Description of the task –
Output the first line of the listing and each line after it, up to and including the line that contains "(2.5,2) rectangle (1068,1209);", exactly as written, minus the pictures.

Material provided –

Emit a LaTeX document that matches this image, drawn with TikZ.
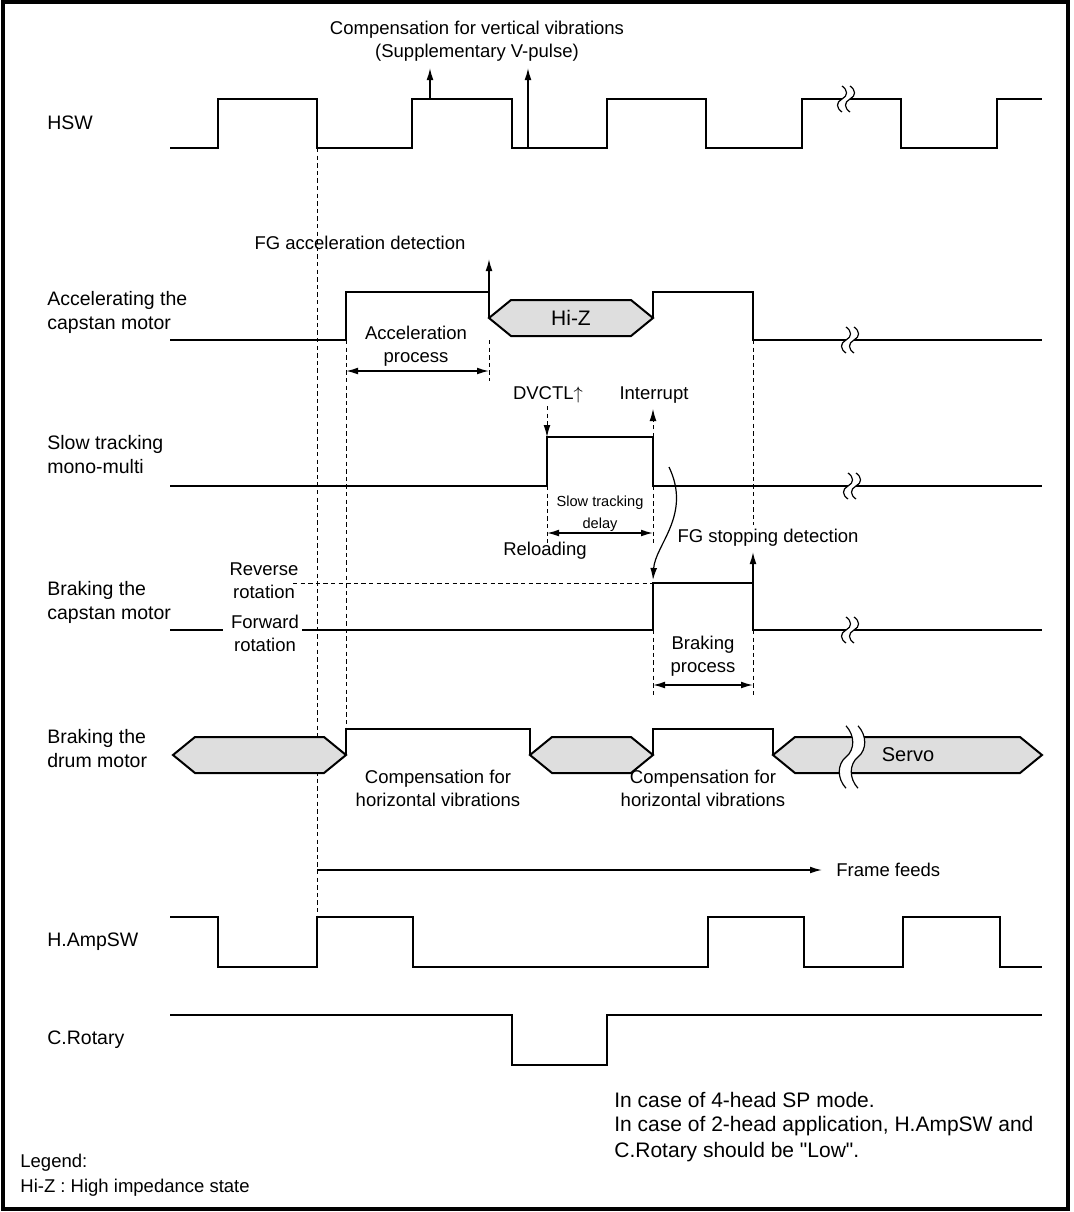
\documentclass[tikz,border=0pt]{standalone}
\usepackage{fontspec}
\setmainfont{Liberation Sans}
\usetikzlibrary{arrows.meta}
\definecolor{hizgray}{RGB}{222,222,222}

\begin{document}
\begin{tikzpicture}[x=0.5pt,y=-0.5pt,>={Latex[length=6pt,width=3.4pt]},
  sig/.style={line width=1pt,line join=miter},
  guide/.style={line width=0.45pt,dash pattern=on 2.2pt off 1.6pt},
  dim/.style={line width=0.7pt,<->},
  note/.style={line width=0.7pt,->},
  hexa/.style={sig,fill=hizgray},
  lbl/.style={anchor=west,align=left,inner sep=0pt,font=\fontsize{9.75}{12}\selectfont},
  ann/.style={align=center,inner sep=0pt,font=\fontsize{9.25}{11.5}\selectfont},
  tiny/.style={align=center,inner sep=0pt,font=\fontsize{7.3}{11}\selectfont},
  big/.style={anchor=west,inner sep=0pt,font=\fontsize{10.5}{12}\selectfont},
  brk/.pic={
    \fill[white] (0,-13) .. controls (6,-9) and (6,-3) .. (0,0) .. controls (-6,3) and (-6,9) .. (0,13)
      -- (8,13) .. controls (2,9) and (2,3) .. (8,0) .. controls (14,-3) and (14,-9) .. (8,-13) -- cycle;
    \draw[line width=0.6pt] (0,-13) .. controls (6,-9) and (6,-3) .. (0,0) .. controls (-6,3) and (-6,9) .. (0,13);
    \draw[line width=0.6pt] (8,-13) .. controls (14,-9) and (14,-3) .. (8,0) .. controls (2,3) and (2,9) .. (8,13);
  }]
\useasboundingbox (0,0) rectangle (1074,1212);
\draw[line width=2pt] (2.5,2) rectangle (1068,1209);

\node[lbl] (hsw) at (47,123) {HSW};
\node[lbl] (acc) at (47,312) {Accelerating the\\capstan motor};
\node[lbl] (slow) at (47,455) {Slow tracking\\mono-multi};
\node[lbl] (brc) at (47,602) {Braking the\\capstan motor};
\node[lbl] (brd) at (47,749) {Braking the\\drum motor};
\node[lbl] (amp) at (47,942) {H.AmpSW};
\node[lbl] (crot) at (47,1040) {C.Rotary};

\draw[guide] (317,148) -- (317,917);
\draw[guide] (346,340) -- (346,729);
\draw[guide] (489,340) -- (489,381);
\draw[guide] (547,486) -- (547,543);
\draw[guide] (653,486) -- (653,543);
\draw[guide] (753,340) -- (753,525);
\draw[guide] (653,630) -- (653,695);
\draw[guide] (753,630) -- (753,695);
\draw[guide] (293,583) -- (653,583);

\draw[sig] (170,148) -- (218,148) -- (218,99) -- (317,99) -- (317,148) -- (412,148) -- (412,99) -- (512,99) -- (512,148)
  -- (607,148) -- (607,99) -- (706,99) -- (706,148) -- (802,148) -- (802,99) -- (901,99) -- (901,148) -- (997,148) -- (997,99) -- (1042,99);
\pic at (842,99) {brk};
\node[ann] (vcomp) at (477,41) {Compensation for vertical vibrations\\(Supplementary V-pulse)};
\coordinate (v1) at (430,99);
\coordinate (v1t) at (430,68);
\coordinate (v2) at (528,148);
\coordinate (v2t) at (528,68);
\draw[note] (v1) -- (v1t);
\draw[note] (v2) -- (v2t);

\draw[sig] (170,340) -- (346,340) -- (346,292) -- (489,292) -- (489,318);
\draw[hexa] (489,318) -- (511,300) -- (631,300) -- (653,318) -- (631,336) -- (511,336) -- cycle;
\draw[sig] (653,318) -- (653,292) -- (753,292) -- (753,340) -- (1042,340);
\pic at (846,340) {brk};
\node[font=\fontsize{10.5}{12}\selectfont] (hiz) at (571,318) {Hi-Z};
\node[ann] (fgacc) at (360,243) {FG acceleration detection};
\coordinate (a1) at (489,292);
\coordinate (a1t) at (489,259);
\draw[note] (a1) -- (a1t);
\node[ann] (accproc) at (416,346) {Acceleration\\process};
\coordinate (ap1) at (346,371);
\coordinate (ap2) at (489,371);
\draw[dim] (ap1) -- (ap2);

\draw[sig] (170,486) -- (547,486) -- (547,437) -- (653,437) -- (653,486) -- (1042,486);
\pic at (848,486) {brk};
\node[ann] (dvctl) at (548,395) {DVCTL$\uparrow$};
\node[ann] (intr) at (654,395) {Interrupt};
\coordinate (d1) at (547,406);
\coordinate (d1t) at (547,437);
\coordinate (i1) at (653,437);
\coordinate (i1t) at (653,409);
\draw[guide,->] (d1) -- (d1t);
\draw[guide,->] (i1) -- (i1t);
\node[tiny] (stdelay) at (600,514) {Slow tracking\\delay};
\coordinate (sd1) at (547,533);
\coordinate (sd2) at (653,533);
\draw[dim] (sd1) -- (sd2);
\node[ann] (reload) at (545,551) {Reloading};
\coordinate (c1) at (669,467);
\coordinate (c1t) at (653,580);
\draw[line width=0.6pt,->] (c1) .. controls (692,515) and (655,545) .. (c1t);

\draw[sig] (170,630) -- (223,630);
\draw[sig] (302,630) -- (653,630) -- (653,583) -- (753,583) -- (753,630) -- (1042,630);
\pic at (846,630) {brk};
\node[ann] (rev) at (264,581) {Reverse\\rotation};
\node[ann] (fwd) at (265,633) {Forward\\rotation};
\node[ann] (fgstop) at (768,538) {FG stopping detection};
\coordinate (f1) at (753,630);
\coordinate (f1t) at (753,552);
\draw[note] (f1) -- (f1t);
\node[ann] (brkproc) at (703,656) {Braking\\process};
\coordinate (bp1) at (653,685);
\coordinate (bp2) at (753,685);
\draw[dim] (bp1) -- (bp2);

\draw[hexa] (173,755) -- (195,737) -- (324,737) -- (346,755) -- (324,773) -- (195,773) -- cycle;
\draw[sig] (346,755) -- (346,729) -- (530,729) -- (530,755);
\draw[hexa] (530,755) -- (552,737) -- (631,737) -- (653,755) -- (631,773) -- (552,773) -- cycle;
\draw[sig] (653,755) -- (653,729) -- (773,729) -- (773,755);
\draw[hexa] (773,755) -- (795,737) -- (1020,737) -- (1042,755) -- (1020,773) -- (795,773) -- cycle;
\pic[xscale=1.5,yscale=2.4] at (846,757) {brk};
\node[font=\fontsize{10}{12}\selectfont] (servo) at (908,755) {Servo};
\node[ann] (hcomp1) at (438,788) {Compensation for\\horizontal vibrations};
\node[ann] (hcomp2) at (703,788) {Compensation for\\horizontal vibrations};

\coordinate (ff1) at (317,870);
\coordinate (ff2) at (822,870);
\draw[note] (ff1) -- (ff2);
\node[ann,anchor=west] (feeds) at (836,870) {Frame feeds};

\draw[sig] (170,917) -- (218,917) -- (218,967) -- (317,967) -- (317,917) -- (413,917) -- (413,967) -- (708,967) -- (708,917)
  -- (804,917) -- (804,967) -- (903,967) -- (903,917) -- (1000,917) -- (1000,967) -- (1042,967);
\draw[sig] (170,1015) -- (512,1015) -- (512,1065) -- (607,1065) -- (607,1015) -- (1042,1015);

\node[big] (note1) at (614,1100) {In case of 4-head SP mode.};
\node[big] (note2) at (614,1126) {In case of 2-head application, H.AmpSW and};
\node[big] (note3) at (614,1152) {C.Rotary should be \textquotedbl Low\textquotedbl.};
\node[lbl,font=\fontsize{9.25}{11.5}\selectfont] (leg1) at (20,1163) {Legend:};
\node[lbl,font=\fontsize{9.25}{11.5}\selectfont] (leg2) at (20,1188) {Hi-Z : High impedance state};
\end{tikzpicture}
\end{document}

Final result –
Emit a LaTeX document that matches this image, drawn with TikZ.
\documentclass[tikz,border=0pt]{standalone}
\usepackage{fontspec}
\setmainfont{Liberation Sans}
\usetikzlibrary{arrows.meta}
\definecolor{hizgray}{RGB}{222,222,222}

\begin{document}
\begin{tikzpicture}[x=0.5pt,y=-0.5pt,>={Latex[length=6pt,width=3.4pt]},
  sig/.style={line width=1pt,line join=miter},
  guide/.style={line width=0.45pt,dash pattern=on 2.2pt off 1.6pt},
  dim/.style={line width=0.7pt,<->},
  note/.style={line width=0.7pt,->},
  hexa/.style={sig,fill=hizgray},
  lbl/.style={anchor=west,align=left,inner sep=0pt,font=\fontsize{9.75}{12}\selectfont},
  ann/.style={align=center,inner sep=0pt,font=\fontsize{9.25}{11.5}\selectfont},
  tiny/.style={align=center,inner sep=0pt,font=\fontsize{7.3}{11}\selectfont},
  big/.style={anchor=west,inner sep=0pt,font=\fontsize{10.5}{12}\selectfont},
  brk/.pic={
    \fill[white] (0,-13) .. controls (6,-9) and (6,-3) .. (0,0) .. controls (-6,3) and (-6,9) .. (0,13)
      -- (8,13) .. controls (2,9) and (2,3) .. (8,0) .. controls (14,-3) and (14,-9) .. (8,-13) -- cycle;
    \draw[line width=0.6pt] (0,-13) .. controls (6,-9) and (6,-3) .. (0,0) .. controls (-6,3) and (-6,9) .. (0,13);
    \draw[line width=0.6pt] (8,-13) .. controls (14,-9) and (14,-3) .. (8,0) .. controls (2,3) and (2,9) .. (8,13);
  }]
\useasboundingbox (0,0) rectangle (1074,1212);
\draw[line width=2pt] (2.5,2) rectangle (1068,1209);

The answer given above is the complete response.